January 11th, 2014 @ 11:51 pm
Ron Jeremy is dead??
January 12th, 2014 @ 12:55 am
Marketing isn’t about improving the self-esteem of those receiving the messages. It’s about making them want to buy the clothing being marketed.
You can bet the major manufacturers and retailers have tested all sorts of approaches and models before sampled audiences. If people bought more clothes from bigger “plus” models, we’d be seeing them all the time.
January 12th, 2014 @ 1:07 am
She’s a good girl and would never think of doing anything like that. Although…she does watch a lot of shows on Investigative Discovery…hmmm…
January 12th, 2014 @ 1:38 am
Good for her that she is a gym addict. If she exercises right, she will keep her heart in good shape, build muscle, and help her metabolism. And hopefully she will work out her diet and lose the extra weight someday, but then she has all the rest already fit.
January 12th, 2014 @ 1:42 am
But they used to tall and slender. Now they are tall and anorexic. Most of the runway ones have a beautiful face and a horrendous “just bones” body.
And nobody walks in a more clunky way than current runway models. It’s deliberate but still quite ugly.
January 12th, 2014 @ 1:45 am
That’s right, Jeremy is dead, and McEnroe is alive! Another triumph from Obama and Biden!
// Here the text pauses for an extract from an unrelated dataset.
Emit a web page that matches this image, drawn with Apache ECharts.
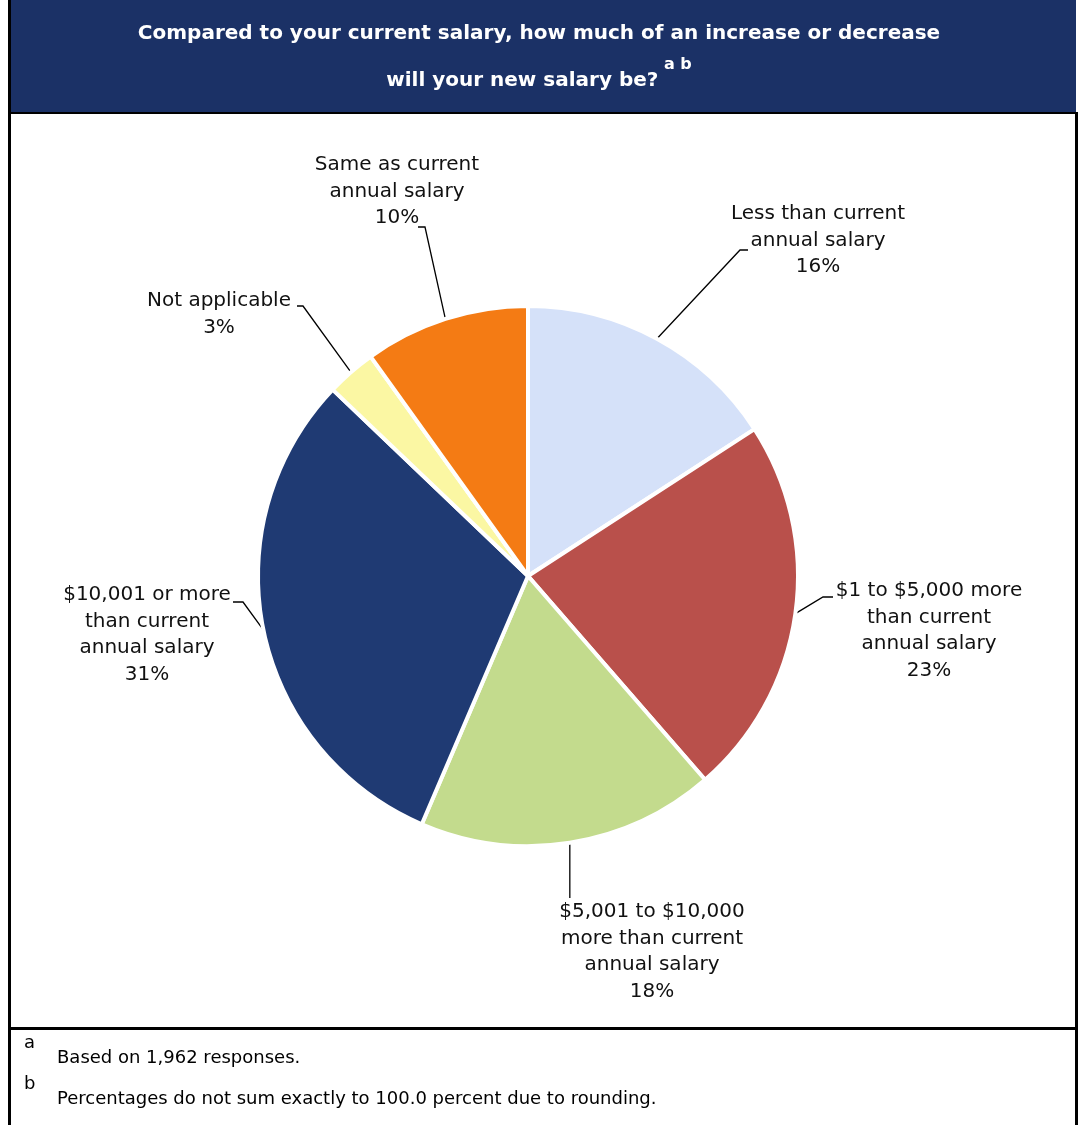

January 12th, 2014 @ 1:45 am
Hah! Must, must read the short story mentioned here:
http://alessandrareflections.wordpress.com/2013/09/12/my-first-evelyn-waugh-reading-very-nice/
January 12th, 2014 @ 1:48 am
“Guys don’t think that way.”
Because they are never tormented by an “appearance obsessive” environment like many girls and women are. You have no idea how crazy and warped the mind of zillions of people are in that respect, and they constantly react to women based on their obsessions with thinness. It’s relentless and can be very noxious for young girls who don’t have alternate reinforcements around them.
Social conditioning is a brutally powerful thing.
January 12th, 2014 @ 6:10 am
[…] Robert Stacy McCain Not big enough? Plus-size model Laura Wells Before we get to the latest lunacy, let’s ask an […]
January 12th, 2014 @ 9:05 am
As a plus-size woman (currently an 18, down from a 24), I prefer actual plus-sized models. It makes it much easier to envision a dress or sweater on me when the model is actually, you know, fat. This is not to make me feel better about myself, but to help me shop online. When Nordstroms uses a woman who is a size 12 to model clothing that they are marketing to women who are a size 22, it just makes it more difficult to shop.
January 12th, 2014 @ 9:56 am
Yes, but his penis lives on!
(Actually, he’s still very much alive.)
January 12th, 2014 @ 1:24 pm
But, we can’t allow them to discriminate against stick insects and midgets.
January 12th, 2014 @ 2:50 pm
Personally, I prefer women with “curves”…because they are real, not some pinup doll. Give me a real woman any day of the week.
January 12th, 2014 @ 4:44 pm
I hate that walk. It ‘s like something from Monty Python.
January 12th, 2014 @ 8:12 pm
Miss Ashley Graham awaits you…
http://thecampofthesaints.org/2010/04/24/rule-5-saturday-13/
January 12th, 2014 @ 10:26 pm
Bob, smokin’ hot women like that don’t go for ol’farts like me…[big sigh]…more’s the pity…
January 13th, 2014 @ 4:49 pm
Nothing says “Fen’s Law” quite like supposedly “feminist” rags shoving unhealthy body images down girls’ throats to appeal to the heteronormative patriarchy.